## PROBLEM STATEMENT:
All lines below must be repeated exactly, with the pictures omitted.

## DATA EXTRACT:
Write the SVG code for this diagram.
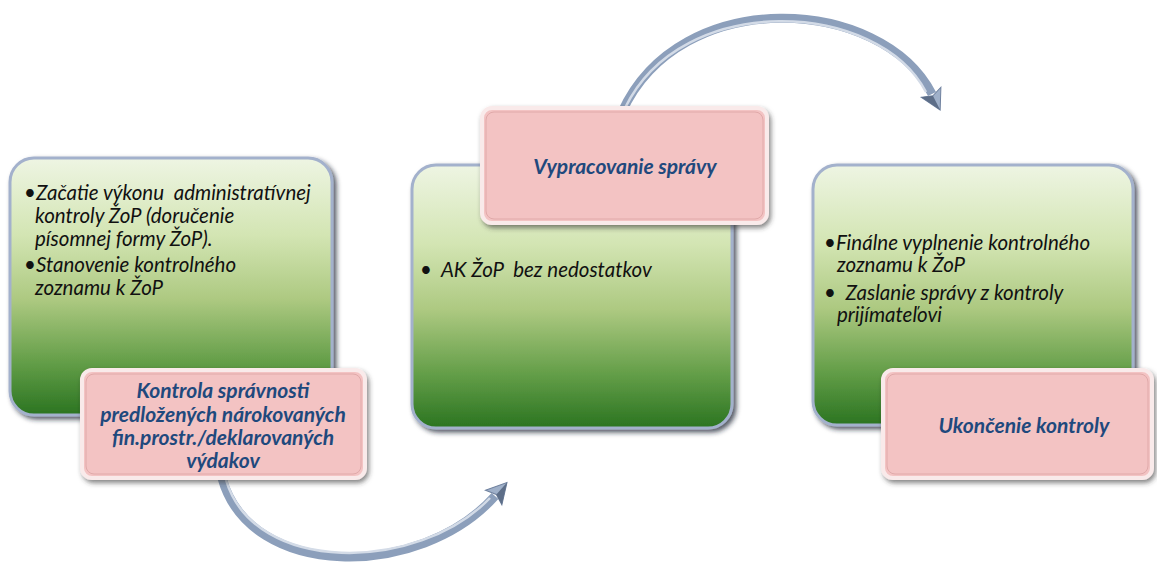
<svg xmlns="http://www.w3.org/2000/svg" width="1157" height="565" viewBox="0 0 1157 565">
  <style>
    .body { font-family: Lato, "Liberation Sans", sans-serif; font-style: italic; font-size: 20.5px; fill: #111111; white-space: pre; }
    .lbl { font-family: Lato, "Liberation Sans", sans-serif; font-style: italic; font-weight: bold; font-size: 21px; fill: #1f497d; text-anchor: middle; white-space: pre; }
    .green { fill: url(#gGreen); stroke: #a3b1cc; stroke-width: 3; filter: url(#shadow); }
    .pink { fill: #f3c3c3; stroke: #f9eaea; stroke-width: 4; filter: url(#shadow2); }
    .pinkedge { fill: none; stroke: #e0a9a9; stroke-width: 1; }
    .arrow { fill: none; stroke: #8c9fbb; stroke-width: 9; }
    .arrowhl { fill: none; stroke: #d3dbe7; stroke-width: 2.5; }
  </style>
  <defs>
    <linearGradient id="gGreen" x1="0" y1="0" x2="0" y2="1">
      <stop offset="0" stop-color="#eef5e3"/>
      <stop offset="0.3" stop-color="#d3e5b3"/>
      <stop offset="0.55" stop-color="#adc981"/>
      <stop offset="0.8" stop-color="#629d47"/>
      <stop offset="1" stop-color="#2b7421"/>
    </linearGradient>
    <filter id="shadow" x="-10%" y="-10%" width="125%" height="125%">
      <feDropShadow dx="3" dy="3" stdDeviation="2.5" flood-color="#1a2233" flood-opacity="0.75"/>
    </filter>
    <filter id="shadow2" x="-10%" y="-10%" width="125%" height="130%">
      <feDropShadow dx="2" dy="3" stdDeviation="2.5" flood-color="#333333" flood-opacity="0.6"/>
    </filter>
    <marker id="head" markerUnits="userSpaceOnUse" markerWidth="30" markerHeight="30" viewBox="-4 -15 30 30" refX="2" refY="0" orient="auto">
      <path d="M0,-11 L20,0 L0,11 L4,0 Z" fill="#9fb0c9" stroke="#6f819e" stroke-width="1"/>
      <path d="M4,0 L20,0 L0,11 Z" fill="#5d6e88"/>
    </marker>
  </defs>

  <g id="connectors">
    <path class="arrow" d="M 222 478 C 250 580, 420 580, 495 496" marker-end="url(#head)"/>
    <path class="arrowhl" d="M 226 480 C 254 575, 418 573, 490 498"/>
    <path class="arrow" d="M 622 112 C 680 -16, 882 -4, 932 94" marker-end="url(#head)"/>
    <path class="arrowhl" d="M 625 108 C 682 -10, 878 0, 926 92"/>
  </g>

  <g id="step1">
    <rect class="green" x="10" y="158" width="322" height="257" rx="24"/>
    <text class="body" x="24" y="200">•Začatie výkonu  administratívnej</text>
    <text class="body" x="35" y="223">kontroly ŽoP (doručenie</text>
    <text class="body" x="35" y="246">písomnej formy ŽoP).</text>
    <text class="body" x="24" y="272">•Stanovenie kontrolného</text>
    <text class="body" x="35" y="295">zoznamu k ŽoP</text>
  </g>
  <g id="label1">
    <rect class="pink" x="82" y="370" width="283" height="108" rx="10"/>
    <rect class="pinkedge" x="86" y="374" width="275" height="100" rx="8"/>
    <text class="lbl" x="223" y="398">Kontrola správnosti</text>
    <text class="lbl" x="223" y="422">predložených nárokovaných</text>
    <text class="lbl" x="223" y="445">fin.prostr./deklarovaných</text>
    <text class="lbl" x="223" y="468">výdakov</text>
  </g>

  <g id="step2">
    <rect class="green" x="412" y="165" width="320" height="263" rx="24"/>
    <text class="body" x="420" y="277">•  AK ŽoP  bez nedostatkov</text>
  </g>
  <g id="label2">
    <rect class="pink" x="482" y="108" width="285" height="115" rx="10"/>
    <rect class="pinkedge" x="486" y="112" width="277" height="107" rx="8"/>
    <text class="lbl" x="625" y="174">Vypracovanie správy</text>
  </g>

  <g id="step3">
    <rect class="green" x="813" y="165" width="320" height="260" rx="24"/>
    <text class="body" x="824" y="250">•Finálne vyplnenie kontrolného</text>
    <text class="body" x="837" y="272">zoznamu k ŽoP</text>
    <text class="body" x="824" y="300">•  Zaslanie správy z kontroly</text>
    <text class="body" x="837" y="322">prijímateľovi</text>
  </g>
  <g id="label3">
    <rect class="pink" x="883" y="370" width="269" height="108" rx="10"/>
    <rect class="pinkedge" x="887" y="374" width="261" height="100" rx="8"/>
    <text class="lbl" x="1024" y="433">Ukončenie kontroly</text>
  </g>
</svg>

## SOLUTION TO THE PROBLEM:
Write the SVG code for this diagram.
<svg xmlns="http://www.w3.org/2000/svg" width="1157" height="565" viewBox="0 0 1157 565">
  <style>
    .body { font-family: Lato, "Liberation Sans", sans-serif; font-style: italic; font-size: 20.5px; fill: #111111; white-space: pre; }
    .lbl { font-family: Lato, "Liberation Sans", sans-serif; font-style: italic; font-weight: bold; font-size: 21px; fill: #1f497d; text-anchor: middle; white-space: pre; }
    .green { fill: url(#gGreen); stroke: #a3b1cc; stroke-width: 3; filter: url(#shadow); }
    .pink { fill: #f3c3c3; stroke: #f9eaea; stroke-width: 4; filter: url(#shadow2); }
    .pinkedge { fill: none; stroke: #e0a9a9; stroke-width: 1; }
    .arrow { fill: none; stroke: #8c9fbb; stroke-width: 9; }
    .arrowhl { fill: none; stroke: #d3dbe7; stroke-width: 2.5; }
  </style>
  <defs>
    <linearGradient id="gGreen" x1="0" y1="0" x2="0" y2="1">
      <stop offset="0" stop-color="#eef5e3"/>
      <stop offset="0.3" stop-color="#d3e5b3"/>
      <stop offset="0.55" stop-color="#adc981"/>
      <stop offset="0.8" stop-color="#629d47"/>
      <stop offset="1" stop-color="#2b7421"/>
    </linearGradient>
    <filter id="shadow" x="-10%" y="-10%" width="125%" height="125%">
      <feDropShadow dx="3" dy="3" stdDeviation="2.5" flood-color="#1a2233" flood-opacity="0.75"/>
    </filter>
    <filter id="shadow2" x="-10%" y="-10%" width="125%" height="130%">
      <feDropShadow dx="2" dy="3" stdDeviation="2.5" flood-color="#333333" flood-opacity="0.6"/>
    </filter>
    <marker id="head" markerUnits="userSpaceOnUse" markerWidth="30" markerHeight="30" viewBox="-4 -15 30 30" refX="2" refY="0" orient="auto">
      <path d="M0,-11 L20,0 L0,11 L4,0 Z" fill="#9fb0c9" stroke="#6f819e" stroke-width="1"/>
      <path d="M4,0 L20,0 L0,11 Z" fill="#5d6e88"/>
    </marker>
  </defs>

  <g id="connectors">
    <path class="arrow" d="M 222 478 C 250 580, 420 580, 495 496" marker-end="url(#head)"/>
    <path class="arrowhl" d="M 226 480 C 254 575, 418 573, 490 498"/>
    <path class="arrow" d="M 622 112 C 680 -16, 882 -4, 932 94" marker-end="url(#head)"/>
    <path class="arrowhl" d="M 625 108 C 682 -10, 878 0, 926 92"/>
  </g>

  <g id="step1">
    <rect class="green" x="10" y="158" width="322" height="257" rx="24"/>
    <text class="body" x="24" y="200">•Začatie výkonu  administratívnej</text>
    <text class="body" x="35" y="223">kontroly ŽoP (doručenie</text>
    <text class="body" x="35" y="246">písomnej formy ŽoP).</text>
    <text class="body" x="24" y="272">•Stanovenie kontrolného</text>
    <text class="body" x="35" y="295">zoznamu k ŽoP</text>
  </g>
  <g id="label1">
    <rect class="pink" x="82" y="370" width="283" height="108" rx="10"/>
    <rect class="pinkedge" x="86" y="374" width="275" height="100" rx="8"/>
    <text class="lbl" x="223" y="398">Kontrola správnosti</text>
    <text class="lbl" x="223" y="422">predložených nárokovaných</text>
    <text class="lbl" x="223" y="445">fin.prostr./deklarovaných</text>
    <text class="lbl" x="223" y="468">výdakov</text>
  </g>

  <g id="step2">
    <rect class="green" x="412" y="165" width="320" height="263" rx="24"/>
    <text class="body" x="420" y="277">•  AK ŽoP  bez nedostatkov</text>
  </g>
  <g id="label2">
    <rect class="pink" x="482" y="108" width="285" height="115" rx="10"/>
    <rect class="pinkedge" x="486" y="112" width="277" height="107" rx="8"/>
    <text class="lbl" x="625" y="174">Vypracovanie správy</text>
  </g>

  <g id="step3">
    <rect class="green" x="813" y="165" width="320" height="260" rx="24"/>
    <text class="body" x="824" y="250">•Finálne vyplnenie kontrolného</text>
    <text class="body" x="837" y="272">zoznamu k ŽoP</text>
    <text class="body" x="824" y="300">•  Zaslanie správy z kontroly</text>
    <text class="body" x="837" y="322">prijímateľovi</text>
  </g>
  <g id="label3">
    <rect class="pink" x="883" y="370" width="269" height="108" rx="10"/>
    <rect class="pinkedge" x="887" y="374" width="261" height="100" rx="8"/>
    <text class="lbl" x="1024" y="433">Ukončenie kontroly</text>
  </g>
</svg>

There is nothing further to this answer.